Drinks will no longer be sold in single-use cups at City Hall. Staff will have to bring their own re-usable cup and visitors will be served drinks in ceramic mugs. This is one of a number of changes that will reduce single-use plastics in council-run outlets and buildings.
Other changes include the serving of water in glasses at full council meetings and the installation of a second water fountain on the first floor of City Hall, which has become a ‘Refill’ station – meaning members of the public can drop in to fill up their bottles. Freestanding water coolers have been removed from meeting rooms and plastic cups are no longer available. The staff cafe at City Hall will be phasing out the sale of water in plastic bottles and reducing the use other items of plastic food packaging and tableware.
Further plans include making sure that outlets including council-run cafes in parks and museums offer reusable cups for sale, and improvements to some of the recycling facilities in council offices.
Mayor Marvin Rees said: “I’m pleased we’re taking this step in reducing our use of single-use plastics. We know that as a council we need to lead by example and bring the whole city with us. This is only the beginning of what we hope to achieve alongside partners in Bristol, to continue our position as a leading sustainable city.”

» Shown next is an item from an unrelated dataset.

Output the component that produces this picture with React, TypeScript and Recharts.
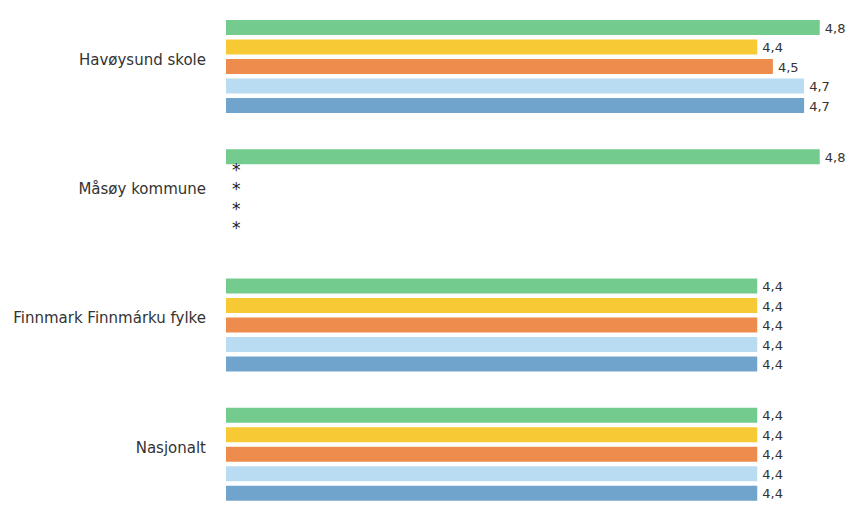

It is estimated that more than 2.5 billion disposable coffee cups are used in the UK each year. Due to difficulties in separating the plastic lining from these cups, only 1% of this amount is ever recycled. The vast majority find their way to landfill with a further 500,000 ending up as litter every day. The environmental cost of this is significant and affects us all.
Councillor Steve Pearce, who has recently taken on the role of cabinet member for waste, said: “We must all play a part in reducing the environmental impact of our plastic use. The museums have got rid of most plastics for sale, some of our cafes and parks have made similar changes and refill stations are popping up around the city. Lots of people already carry reusable water bottles and cups, but we want to encourage everyone to do their bit. If we are all committed to making just one change in behaviour, the difference would be significant.”